▸ **MATERIAL**:

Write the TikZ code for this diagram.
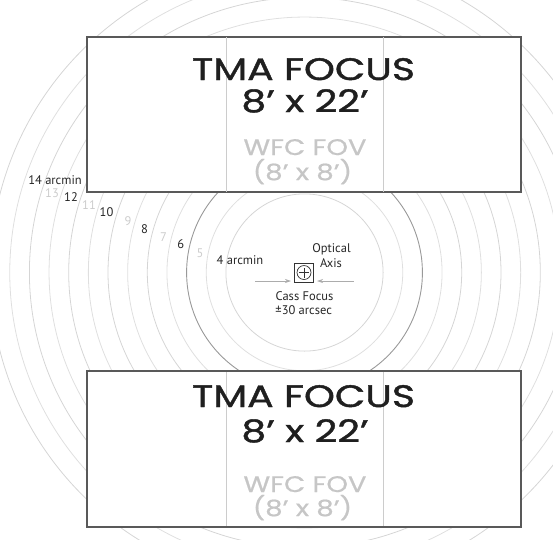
\documentclass[tikz,border=0pt]{standalone}
\usepackage{fontspec}
\setmainfont{PT Sans}
\newfontfamily\geo[FakeStretch=1.27,FakeBold=1.3]{Poppins}
\newfontfamily\geol[FakeStretch=1.22,FakeBold=0.6]{Poppins}
\usetikzlibrary{arrows.meta}
\begin{document}
\begin{tikzpicture}[x=1pt,y=-1pt,
  ring/.style={draw=gray!33,line width=0.8pt},
  ringodd/.style={draw=gray!25,line width=0.8pt},
  ringdark/.style={draw=gray!80,line width=0.9pt},
  fovbox/.style={draw=black!65,line width=1.4pt,fill=white,inner sep=0pt,
    minimum width=433pt,minimum height=154.5pt,anchor=north west},
  divider/.style={draw=gray!40,line width=0.9pt},
  big/.style={font=\geo\fontsize{31}{31}\selectfont,text=black!88,anchor=base,inner sep=0pt},
  wfc/.style={font=\geol\fontsize{22.5}{22.5}\selectfont,text=gray!45,anchor=base,inner sep=0pt},
  lab/.style={font=\fontsize{12.5}{12.5}\selectfont,text=black!85,inner sep=0pt,anchor=base},
  labl/.style={lab,text=gray!40},
  axisarrow/.style={draw=gray!65,line width=0.7pt,-{Stealth[length=6pt,width=4pt]}},
  markbox/.style={draw=black!80,line width=0.8pt,minimum size=19pt,inner sep=0pt}
]
\useasboundingbox (0,0) rectangle (553,539);
\coordinate (c) at (304.5,272.5);
% rings
\begin{scope}
  \clip (0,0) rectangle (553,539);
  \foreach \r in {5,7,...,15} \draw[ringodd] (c) circle[radius=19.65*\r];
  \foreach \r in {4,8,10,...,16} \draw[ring] (c) circle[radius=19.65*\r];
  \draw[ringdark] (c) circle[radius=19.65*6];
\end{scope}
% fields
\node[fovbox] (topbox) at (87,36.5) {};
\node[fovbox] (botbox) at (87,371) {};
\coordinate (d1) at (226,0);
\coordinate (d2) at (383,0);
\foreach \b in {topbox,botbox}{
  \draw[divider] (\b.north -| d1) -- (\b.south -| d1);
  \draw[divider] (\b.north -| d2) -- (\b.south -| d2);
  \draw[draw=black!65,line width=1.4pt] (\b.north west) rectangle (\b.south east);
}
% texts top
\node[big] (tma1) at (303.5,80) {TMA FOCUS};
\node[big] (siz1) at (305,112) {8’ x 22’};
\node[wfc] (wfc1) at (305,155) {WFC FOV};
\node[wfc] (wsz1) at (302.5,180) {(8’ x 8’)};
% texts bottom
\node[big] (tma2) at (303.5,407) {TMA FOCUS};
\node[big] (siz2) at (305,442) {8’ x 22’};
\node[wfc] (wfc2) at (305,492) {WFC FOV};
\node[wfc] (wsz2) at (302.5,516) {(8’ x 8’)};
% ring labels
\node[lab] (l14) at (55,184) {14 arcmin};
\node[labl] (l13) at (52,197.5) {13};
\node[lab] (l12) at (71,201) {12};
\node[labl] (l11) at (89,209) {11};
\node[lab] (l10) at (106.5,216.5) {10};
\node[labl] (l9) at (128,225) {9};
\node[lab] (l8) at (144.5,233) {8};
\node[labl] (l7) at (163.5,241.5) {7};
\node[lab] (l6) at (180.7,248.5) {6};
\node[labl] (l5) at (200,257.5) {5};
\node[lab] (l4) at (240,264) {4 arcmin};
% optical axis marker
\node[markbox] (mk) at (304,272.5) {};
\node[draw=black!80,line width=0.7pt,circle,minimum size=14pt,inner sep=0pt] (mkc) at (mk.center) {};
\draw[black!80,line width=0.7pt] ([xshift=-5pt]mk.center) -- ([xshift=5pt]mk.center);
\draw[black!80,line width=0.7pt] ([yshift=-5pt]mk.center) -- ([yshift=5pt]mk.center);
\node[lab] (opt) at (331.5,252) {Optical};
\node[lab] (axs) at (331,267.5) {Axis};
\node[lab] (cass) at (304.5,300) {Cass Focus};
\node[lab] (pm) at (303.7,314.3) {±30 arcsec};
\coordinate (al) at (255,281);
\coordinate (ar) at (353.5,281);
\coordinate (alt) at (291,281);
\coordinate (art) at (317,281);
\draw[axisarrow] (al) -- (alt);
\draw[axisarrow] (ar) -- (art);
\end{tikzpicture}
\end{document}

▸ **GIVEN INSTRUCTION**:
Without the pictures, output the full listing exactly as it stands.

▸ **PROBLEM SOLUTION**:
Write the TikZ code for this diagram.
\documentclass[tikz,border=0pt]{standalone}
\usepackage{fontspec}
\setmainfont{PT Sans}
\newfontfamily\geo[FakeStretch=1.27,FakeBold=1.3]{Poppins}
\newfontfamily\geol[FakeStretch=1.22,FakeBold=0.6]{Poppins}
\usetikzlibrary{arrows.meta}
\begin{document}
\begin{tikzpicture}[x=1pt,y=-1pt,
  ring/.style={draw=gray!33,line width=0.8pt},
  ringodd/.style={draw=gray!25,line width=0.8pt},
  ringdark/.style={draw=gray!80,line width=0.9pt},
  fovbox/.style={draw=black!65,line width=1.4pt,fill=white,inner sep=0pt,
    minimum width=433pt,minimum height=154.5pt,anchor=north west},
  divider/.style={draw=gray!40,line width=0.9pt},
  big/.style={font=\geo\fontsize{31}{31}\selectfont,text=black!88,anchor=base,inner sep=0pt},
  wfc/.style={font=\geol\fontsize{22.5}{22.5}\selectfont,text=gray!45,anchor=base,inner sep=0pt},
  lab/.style={font=\fontsize{12.5}{12.5}\selectfont,text=black!85,inner sep=0pt,anchor=base},
  labl/.style={lab,text=gray!40},
  axisarrow/.style={draw=gray!65,line width=0.7pt,-{Stealth[length=6pt,width=4pt]}},
  markbox/.style={draw=black!80,line width=0.8pt,minimum size=19pt,inner sep=0pt}
]
\useasboundingbox (0,0) rectangle (553,539);
\coordinate (c) at (304.5,272.5);
% rings
\begin{scope}
  \clip (0,0) rectangle (553,539);
  \foreach \r in {5,7,...,15} \draw[ringodd] (c) circle[radius=19.65*\r];
  \foreach \r in {4,8,10,...,16} \draw[ring] (c) circle[radius=19.65*\r];
  \draw[ringdark] (c) circle[radius=19.65*6];
\end{scope}
% fields
\node[fovbox] (topbox) at (87,36.5) {};
\node[fovbox] (botbox) at (87,371) {};
\coordinate (d1) at (226,0);
\coordinate (d2) at (383,0);
\foreach \b in {topbox,botbox}{
  \draw[divider] (\b.north -| d1) -- (\b.south -| d1);
  \draw[divider] (\b.north -| d2) -- (\b.south -| d2);
  \draw[draw=black!65,line width=1.4pt] (\b.north west) rectangle (\b.south east);
}
% texts top
\node[big] (tma1) at (303.5,80) {TMA FOCUS};
\node[big] (siz1) at (305,112) {8’ x 22’};
\node[wfc] (wfc1) at (305,155) {WFC FOV};
\node[wfc] (wsz1) at (302.5,180) {(8’ x 8’)};
% texts bottom
\node[big] (tma2) at (303.5,407) {TMA FOCUS};
\node[big] (siz2) at (305,442) {8’ x 22’};
\node[wfc] (wfc2) at (305,492) {WFC FOV};
\node[wfc] (wsz2) at (302.5,516) {(8’ x 8’)};
% ring labels
\node[lab] (l14) at (55,184) {14 arcmin};
\node[labl] (l13) at (52,197.5) {13};
\node[lab] (l12) at (71,201) {12};
\node[labl] (l11) at (89,209) {11};
\node[lab] (l10) at (106.5,216.5) {10};
\node[labl] (l9) at (128,225) {9};
\node[lab] (l8) at (144.5,233) {8};
\node[labl] (l7) at (163.5,241.5) {7};
\node[lab] (l6) at (180.7,248.5) {6};
\node[labl] (l5) at (200,257.5) {5};
\node[lab] (l4) at (240,264) {4 arcmin};
% optical axis marker
\node[markbox] (mk) at (304,272.5) {};
\node[draw=black!80,line width=0.7pt,circle,minimum size=14pt,inner sep=0pt] (mkc) at (mk.center) {};
\draw[black!80,line width=0.7pt] ([xshift=-5pt]mk.center) -- ([xshift=5pt]mk.center);
\draw[black!80,line width=0.7pt] ([yshift=-5pt]mk.center) -- ([yshift=5pt]mk.center);
\node[lab] (opt) at (331.5,252) {Optical};
\node[lab] (axs) at (331,267.5) {Axis};
\node[lab] (cass) at (304.5,300) {Cass Focus};
\node[lab] (pm) at (303.7,314.3) {±30 arcsec};
\coordinate (al) at (255,281);
\coordinate (ar) at (353.5,281);
\coordinate (alt) at (291,281);
\coordinate (art) at (317,281);
\draw[axisarrow] (al) -- (alt);
\draw[axisarrow] (ar) -- (art);
\end{tikzpicture}
\end{document}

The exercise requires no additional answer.